Vagava sozinho pela rua, na hora da fome. Estava nas imediações da Praça da República, que está em obras. Lá existe uma feirinha, que vende artesanato, brinquedos, sofás, comida típica.


Parei numa barraca. O cardápio, feito bandeirolas de São João, tremulava num barbante. Pedi yakissoba. Pedi, não, pensei em pedir. Antes tive de ficar na fila (formam-se filas para comprar yakissoba). Chegada a minha vez, me atendeu uma senhora, óculos escuros, negros.


- Quero um yakissoba.


- 6 reais.


- Com bastante molho.


- 6 reais.


Dei-lhe os 6 reais não duplicados. Ela tateou as notas, sentiu nas pontas dos dedos as informações necessárias; tinha a habilidade de um pianista que é íntimo das teclas do piano, o sustenido.


- Obrigado. Próximo.


- Mas, e se não for 6 reais?...


- Confio em você, meu filho. Próximo.


- Mas...


Não havia porque de “mas”. Ela confiou e fim. Derreti o macarrão nos dentes e sorria quando mordia alguns pedaços de carne intrusa no mar do macarrão, mas o sabor mesmo estava em observar a senhora, o igual procedimento para com todos.

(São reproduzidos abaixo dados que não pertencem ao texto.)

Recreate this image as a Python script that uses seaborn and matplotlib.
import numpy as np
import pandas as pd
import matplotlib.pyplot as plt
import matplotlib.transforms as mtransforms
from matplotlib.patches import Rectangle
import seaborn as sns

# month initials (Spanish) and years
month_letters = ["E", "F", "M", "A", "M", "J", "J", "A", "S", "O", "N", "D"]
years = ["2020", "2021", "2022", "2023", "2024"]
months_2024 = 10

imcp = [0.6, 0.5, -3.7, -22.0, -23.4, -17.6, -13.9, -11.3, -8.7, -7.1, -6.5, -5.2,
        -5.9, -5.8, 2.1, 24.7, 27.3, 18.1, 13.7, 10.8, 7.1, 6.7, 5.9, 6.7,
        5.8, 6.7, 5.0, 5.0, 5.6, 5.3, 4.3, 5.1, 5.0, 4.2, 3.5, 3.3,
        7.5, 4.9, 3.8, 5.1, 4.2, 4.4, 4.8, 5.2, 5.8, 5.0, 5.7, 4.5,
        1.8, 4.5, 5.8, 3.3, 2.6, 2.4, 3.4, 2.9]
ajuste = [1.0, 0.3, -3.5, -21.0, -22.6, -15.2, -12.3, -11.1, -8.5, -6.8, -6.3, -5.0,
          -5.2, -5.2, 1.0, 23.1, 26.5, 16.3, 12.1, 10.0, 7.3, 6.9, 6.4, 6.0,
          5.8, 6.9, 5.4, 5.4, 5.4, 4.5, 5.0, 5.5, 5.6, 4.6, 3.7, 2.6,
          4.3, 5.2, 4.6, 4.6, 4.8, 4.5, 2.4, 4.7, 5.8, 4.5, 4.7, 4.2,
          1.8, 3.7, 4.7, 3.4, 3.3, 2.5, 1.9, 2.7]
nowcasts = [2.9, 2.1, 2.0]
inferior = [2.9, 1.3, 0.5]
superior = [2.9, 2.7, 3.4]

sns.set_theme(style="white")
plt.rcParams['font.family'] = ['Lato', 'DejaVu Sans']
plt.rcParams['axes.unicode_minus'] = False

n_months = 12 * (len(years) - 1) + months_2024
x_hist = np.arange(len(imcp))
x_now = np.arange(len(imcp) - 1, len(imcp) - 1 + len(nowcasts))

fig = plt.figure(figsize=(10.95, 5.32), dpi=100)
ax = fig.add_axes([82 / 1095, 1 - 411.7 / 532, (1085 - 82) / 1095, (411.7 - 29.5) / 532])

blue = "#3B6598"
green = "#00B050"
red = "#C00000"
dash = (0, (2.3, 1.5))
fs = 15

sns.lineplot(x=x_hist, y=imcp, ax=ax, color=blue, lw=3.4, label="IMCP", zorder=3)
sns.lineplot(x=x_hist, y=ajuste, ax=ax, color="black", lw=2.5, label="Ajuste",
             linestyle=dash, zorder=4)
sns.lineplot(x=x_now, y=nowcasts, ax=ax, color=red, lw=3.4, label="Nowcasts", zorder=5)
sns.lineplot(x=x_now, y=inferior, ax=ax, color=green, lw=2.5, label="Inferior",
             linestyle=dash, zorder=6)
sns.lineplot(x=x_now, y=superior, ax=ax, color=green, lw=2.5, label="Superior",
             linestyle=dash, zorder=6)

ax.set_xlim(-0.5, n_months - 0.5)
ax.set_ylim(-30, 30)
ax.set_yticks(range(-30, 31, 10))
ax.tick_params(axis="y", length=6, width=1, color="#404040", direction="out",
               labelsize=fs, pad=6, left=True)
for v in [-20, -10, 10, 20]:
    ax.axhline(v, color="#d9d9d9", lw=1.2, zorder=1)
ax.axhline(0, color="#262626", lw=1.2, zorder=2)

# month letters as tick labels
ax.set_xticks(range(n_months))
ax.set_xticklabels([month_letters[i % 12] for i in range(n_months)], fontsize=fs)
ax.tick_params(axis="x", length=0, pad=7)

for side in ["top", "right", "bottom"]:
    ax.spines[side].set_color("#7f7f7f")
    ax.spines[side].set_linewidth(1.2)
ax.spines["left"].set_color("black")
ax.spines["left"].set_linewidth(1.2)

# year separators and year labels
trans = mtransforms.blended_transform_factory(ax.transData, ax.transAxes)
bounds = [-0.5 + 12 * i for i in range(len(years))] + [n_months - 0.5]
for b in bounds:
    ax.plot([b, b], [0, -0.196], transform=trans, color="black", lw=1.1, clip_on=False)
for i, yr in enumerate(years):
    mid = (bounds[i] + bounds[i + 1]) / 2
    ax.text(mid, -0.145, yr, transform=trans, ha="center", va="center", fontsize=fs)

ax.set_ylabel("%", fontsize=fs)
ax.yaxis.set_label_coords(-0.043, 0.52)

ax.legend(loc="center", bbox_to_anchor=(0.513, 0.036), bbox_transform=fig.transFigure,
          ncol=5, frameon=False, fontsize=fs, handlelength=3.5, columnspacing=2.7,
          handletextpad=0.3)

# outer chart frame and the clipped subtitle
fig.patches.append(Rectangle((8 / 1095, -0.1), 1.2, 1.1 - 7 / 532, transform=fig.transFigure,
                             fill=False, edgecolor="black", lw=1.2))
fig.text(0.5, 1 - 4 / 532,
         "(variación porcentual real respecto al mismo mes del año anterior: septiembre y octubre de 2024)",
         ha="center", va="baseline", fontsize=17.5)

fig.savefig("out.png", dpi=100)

Outro dia tive de assinar um protocolo num cartório e resolvi brincar com a moça que me atendeu; devia ser seu primeiro dia no emprego, pediu para eu assinar o documento.

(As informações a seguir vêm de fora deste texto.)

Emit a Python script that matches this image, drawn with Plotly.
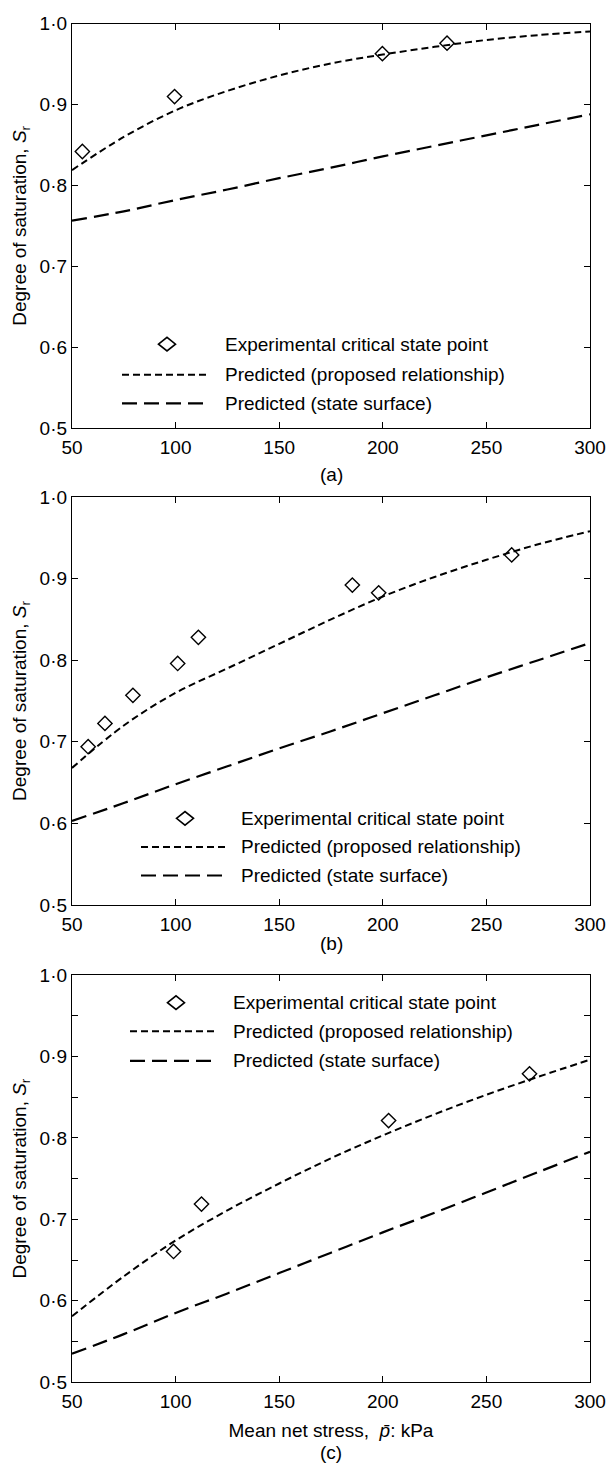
import plotly.graph_objects as go

# ---------------- data ----------------
x_curve = [50, 75, 100, 125, 150, 175, 200, 225, 250, 275, 300]

# panel (a)
a_exp_x = [55, 99.5, 199.8, 231]
a_exp_y = [0.842, 0.910, 0.963, 0.976]
a_prop_y = [0.819, 0.860, 0.893, 0.917, 0.936, 0.951, 0.962, 0.9715, 0.980, 0.986, 0.9906]
a_surf_y = [0.7565, 0.768, 0.782, 0.795, 0.809, 0.822, 0.836, 0.849, 0.862, 0.875, 0.888]

# panel (b)
b_exp_x = [57.8, 65.9, 79.4, 101, 111, 185.3, 198, 262.2]
b_exp_y = [0.694, 0.7225, 0.757, 0.796, 0.828, 0.892, 0.8826, 0.929]
b_prop_y = [0.668, 0.720, 0.760, 0.790, 0.820, 0.850, 0.878, 0.902, 0.923, 0.942, 0.958]
b_surf_y = [0.603, 0.625, 0.648, 0.670, 0.692, 0.713, 0.735, 0.757, 0.779, 0.800, 0.821]

# panel (c)
c_exp_x = [99, 112.5, 202.8, 270.8]
c_exp_y = [0.6605, 0.7187, 0.8213, 0.8787]
c_prop_y = [0.581, 0.630, 0.674, 0.711, 0.744, 0.775, 0.803, 0.829, 0.853, 0.875, 0.896]
c_surf_y = [0.535, 0.559, 0.585, 0.609, 0.634, 0.659, 0.684, 0.708, 0.733, 0.758, 0.783]

x_ticks = [50, 100, 150, 200, 250, 300]
y_ticks = [0.5, 0.6, 0.7, 0.8, 0.9, 1.0]
y_tick_text = ["0·5", "0·6", "0·7", "0·8", "0·9", "1·0"]
c_minor_y = [0.55, 0.65, 0.75, 0.85, 0.95]

legend_labels = ["Experimental critical state point",
                 "Predicted (proposed relationship)",
                 "Predicted (state surface)"]
panel_labels = ["(a)", "(b)", "(c)"]
y_title = "Degree of saturation, <i>S</i><sub>r</sub>"
x_title = "Mean net stress,  <i>p̄</i>: kPa"

# ---------------- layout geometry ----------------
W, H = 616, 1474
L, R = 72, 26
FONT = "Liberation Sans, Arial, sans-serif"
FS = 19
DOT = "7px,4px"
DASH = "15px,7px"

# pixel rows of each panel (top, bottom)
panels_px = [(14, 424), (494, 908), (979, 1392)]


def px_x(px):
    return (px - L) / (W - L - R)


def px_y(py):
    return (H - py) / H


fig = go.Figure()

datasets = [
    (a_exp_x, a_exp_y, a_prop_y, a_surf_y),
    (b_exp_x, b_exp_y, b_prop_y, b_surf_y),
    (c_exp_x, c_exp_y, c_prop_y, c_surf_y),
]

for i, (ex, ey, prop, surf) in enumerate(datasets):
    suffix = "" if i == 0 else str(i + 1)
    xa, ya = "x" + suffix, "y" + suffix
    fig.add_trace(go.Scatter(x=x_curve, y=surf, mode="lines", xaxis=xa, yaxis=ya,
                             line=dict(color="black", width=2.2, dash=DASH, shape="spline"),
                             showlegend=False, name=legend_labels[2]))
    fig.add_trace(go.Scatter(x=x_curve, y=prop, mode="lines", xaxis=xa, yaxis=ya,
                             line=dict(color="black", width=2, dash=DOT, shape="spline"),
                             showlegend=False, name=legend_labels[1]))
    fig.add_trace(go.Scatter(x=ex, y=ey, mode="markers", xaxis=xa, yaxis=ya,
                             marker=dict(symbol="diamond-open", size=11, color="black",
                                         line=dict(width=1.4, color="black")),
                             showlegend=False, name=legend_labels[0]))

axis_common = dict(showline=True, linecolor="black", linewidth=1.3, mirror="ticks",
                   ticks="inside", ticklen=6, tickwidth=1.2, tickcolor="black",
                   showgrid=False, zeroline=False,
                   tickfont=dict(family=FONT, size=FS, color="black"))

layout = dict(width=W, height=H, margin=dict(l=L, r=R, t=0, b=0),
              paper_bgcolor="white", plot_bgcolor="white",
              font=dict(family=FONT, size=FS, color="black"), showlegend=False)

shapes, annotations = [], []

# legend geometry per panel: diamond centre, row ys, sample x range, text left
legends_px = [
    dict(dx=167, rows=(339, 370, 399), sx=(122, 210), tx=223),
    dict(dx=185, rows=(820, 849, 878), sx=(141, 227), tx=239),
    dict(dx=176, rows=(1007, 1036, 1066), sx=(130, 217), tx=231),
]
label_py = [471, 947, 1463]

for i, (top, bot) in enumerate(panels_px):
    suffix = "" if i == 0 else str(i + 1)
    xkey, ykey = "xaxis" + suffix, "yaxis" + suffix
    xa = dict(axis_common, domain=[0, 1], range=[50, 300], tickvals=x_ticks,
              anchor="y" + suffix, ticklabelstandoff=2)
    ya = dict(axis_common, domain=[px_y(bot), px_y(top)], range=[0.5, 1.0],
              tickvals=y_ticks, ticktext=y_tick_text, anchor="x" + suffix,
              title=dict(text=y_title, font=dict(family=FONT, size=FS), standoff=7))
    if i == 2:
        ya["minor"] = dict(tickvals=c_minor_y, ticks="inside", ticklen=6,
                           tickcolor="black", tickwidth=1.2)
        xa["title"] = dict(text=x_title, font=dict(family=FONT, size=FS), standoff=12)
    layout[xkey] = xa
    layout[ykey] = ya

    lg = legends_px[i]
    r0, r1, r2 = lg["rows"]
    shapes.append(dict(type="path", xref="paper", yref="paper",
                       xsizemode="pixel", ysizemode="pixel",
                       xanchor=px_x(lg["dx"]), yanchor=px_y(r0),
                       path="M-8.5,0 L0,6.8 L8.5,0 L0,-6.8 Z",
                       line=dict(color="black", width=1.6), fillcolor="rgba(0,0,0,0)"))
    shapes.append(dict(type="line", xref="paper", yref="paper",
                       x0=px_x(lg["sx"][0]), x1=px_x(lg["sx"][1]),
                       y0=px_y(r1), y1=px_y(r1),
                       line=dict(color="black", width=2, dash=DOT)))
    shapes.append(dict(type="line", xref="paper", yref="paper",
                       x0=px_x(lg["sx"][0]), x1=px_x(lg["sx"][1]),
                       y0=px_y(r2), y1=px_y(r2),
                       line=dict(color="black", width=2.2, dash=DASH)))
    for txt, ry in zip(legend_labels, lg["rows"]):
        annotations.append(dict(text=txt, xref="paper", yref="paper",
                                x=px_x(lg["tx"]), y=px_y(ry), xanchor="left",
                                yanchor="middle", showarrow=False,
                                font=dict(family=FONT, size=FS, color="black")))
    annotations.append(dict(text=panel_labels[i], xref="paper", yref="paper",
                            x=0.5, y=px_y(label_py[i]), xanchor="center",
                            yanchor="middle", showarrow=False,
                            font=dict(family=FONT, size=FS, color="black")))

layout["shapes"] = shapes
layout["annotations"] = annotations
fig.update_layout(**layout)

fig.write_html("out.html", config={"displayModeBar": False},
               post_script="document.body.style.margin='0';")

- Não sei assinar, nem escrever, tem carimbeira?


- Ah, você tá zoando comigo, né?


- Tô não.


- É verdade?


- Verdade.


- Caramba...


Pegou a almofada e, meio sem jeito, me deu a coisa para eu assinar. Diante da sua inesperada reação, não podia mais desmentir, enfiei com açúcar e com afeto o dedão polegar e o decalquei no documento, pronto, estava validado e autenticado. Agora tinha valor.


Saí do cartório com o dedo sujo e a alma idem. Rindo da minha própria patetice. A menina se divertiu. Ria enquanto eu andava. Onde já se viu fazer uma coisa dessas, dirá quem me lê.


Duas pessoas distintas, ambas operárias dedicadas para fazer andar as engrenagens do mundo em perfeita sintonia. Uma tateia notas e confiança, outra se diverte com um pateta qualquer que quebrou-lhe a rotina áspera de um lugar burocrático com uma ação inusitada.